Skip every picture and transcribe the remaining material exactly.

-=-=-

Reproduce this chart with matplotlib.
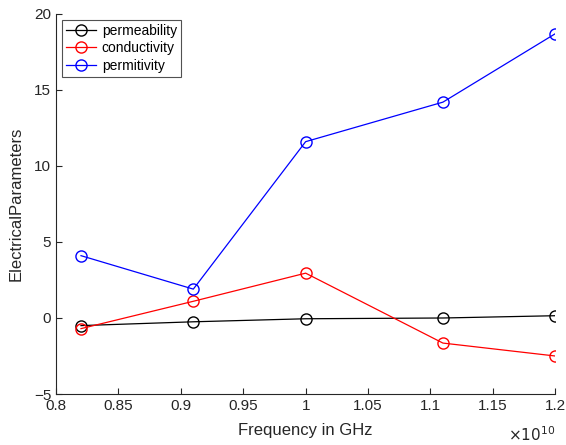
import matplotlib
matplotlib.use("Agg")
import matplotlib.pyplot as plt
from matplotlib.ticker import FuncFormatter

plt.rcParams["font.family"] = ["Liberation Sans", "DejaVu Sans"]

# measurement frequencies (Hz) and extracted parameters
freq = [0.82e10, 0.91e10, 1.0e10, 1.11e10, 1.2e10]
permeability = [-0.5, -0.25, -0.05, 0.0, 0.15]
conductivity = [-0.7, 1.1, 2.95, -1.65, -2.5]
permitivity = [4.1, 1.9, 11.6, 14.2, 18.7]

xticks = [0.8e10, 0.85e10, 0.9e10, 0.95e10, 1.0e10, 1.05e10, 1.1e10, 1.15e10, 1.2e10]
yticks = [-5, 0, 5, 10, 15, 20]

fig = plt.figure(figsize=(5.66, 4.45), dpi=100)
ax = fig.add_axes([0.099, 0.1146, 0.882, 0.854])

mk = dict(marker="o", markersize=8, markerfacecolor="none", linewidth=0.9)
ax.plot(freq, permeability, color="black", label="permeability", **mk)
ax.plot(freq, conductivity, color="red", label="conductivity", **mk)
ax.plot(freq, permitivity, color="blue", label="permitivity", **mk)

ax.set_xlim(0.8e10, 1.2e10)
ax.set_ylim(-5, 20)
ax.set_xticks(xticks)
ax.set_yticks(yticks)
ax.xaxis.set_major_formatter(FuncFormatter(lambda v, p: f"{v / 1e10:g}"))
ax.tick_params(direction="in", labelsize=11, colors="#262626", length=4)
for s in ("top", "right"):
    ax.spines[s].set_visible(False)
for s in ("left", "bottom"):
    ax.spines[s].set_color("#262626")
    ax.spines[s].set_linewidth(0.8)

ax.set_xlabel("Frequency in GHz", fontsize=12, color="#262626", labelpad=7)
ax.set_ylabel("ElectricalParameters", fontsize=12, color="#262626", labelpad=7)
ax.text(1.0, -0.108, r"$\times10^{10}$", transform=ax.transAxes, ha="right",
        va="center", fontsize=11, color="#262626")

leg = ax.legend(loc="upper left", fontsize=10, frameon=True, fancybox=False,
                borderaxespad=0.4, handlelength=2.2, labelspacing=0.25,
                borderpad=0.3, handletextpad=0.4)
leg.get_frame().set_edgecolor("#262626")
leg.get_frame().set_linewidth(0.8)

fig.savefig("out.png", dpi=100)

-=-=-

■ RESULT FOR THIS TASK
Reproduce this chart with matplotlib.
import matplotlib
matplotlib.use("Agg")
import matplotlib.pyplot as plt
from matplotlib.ticker import FuncFormatter

plt.rcParams["font.family"] = ["Liberation Sans", "DejaVu Sans"]

# measurement frequencies (Hz) and extracted parameters
freq = [0.82e10, 0.91e10, 1.0e10, 1.11e10, 1.2e10]
permeability = [-0.5, -0.25, -0.05, 0.0, 0.15]
conductivity = [-0.7, 1.1, 2.95, -1.65, -2.5]
permitivity = [4.1, 1.9, 11.6, 14.2, 18.7]

xticks = [0.8e10, 0.85e10, 0.9e10, 0.95e10, 1.0e10, 1.05e10, 1.1e10, 1.15e10, 1.2e10]
yticks = [-5, 0, 5, 10, 15, 20]

fig = plt.figure(figsize=(5.66, 4.45), dpi=100)
ax = fig.add_axes([0.099, 0.1146, 0.882, 0.854])

mk = dict(marker="o", markersize=8, markerfacecolor="none", linewidth=0.9)
ax.plot(freq, permeability, color="black", label="permeability", **mk)
ax.plot(freq, conductivity, color="red", label="conductivity", **mk)
ax.plot(freq, permitivity, color="blue", label="permitivity", **mk)

ax.set_xlim(0.8e10, 1.2e10)
ax.set_ylim(-5, 20)
ax.set_xticks(xticks)
ax.set_yticks(yticks)
ax.xaxis.set_major_formatter(FuncFormatter(lambda v, p: f"{v / 1e10:g}"))
ax.tick_params(direction="in", labelsize=11, colors="#262626", length=4)
for s in ("top", "right"):
    ax.spines[s].set_visible(False)
for s in ("left", "bottom"):
    ax.spines[s].set_color("#262626")
    ax.spines[s].set_linewidth(0.8)

ax.set_xlabel("Frequency in GHz", fontsize=12, color="#262626", labelpad=7)
ax.set_ylabel("ElectricalParameters", fontsize=12, color="#262626", labelpad=7)
ax.text(1.0, -0.108, r"$\times10^{10}$", transform=ax.transAxes, ha="right",
        va="center", fontsize=11, color="#262626")

leg = ax.legend(loc="upper left", fontsize=10, frameon=True, fancybox=False,
                borderaxespad=0.4, handlelength=2.2, labelspacing=0.25,
                borderpad=0.3, handletextpad=0.4)
leg.get_frame().set_edgecolor("#262626")
leg.get_frame().set_linewidth(0.8)

fig.savefig("out.png", dpi=100)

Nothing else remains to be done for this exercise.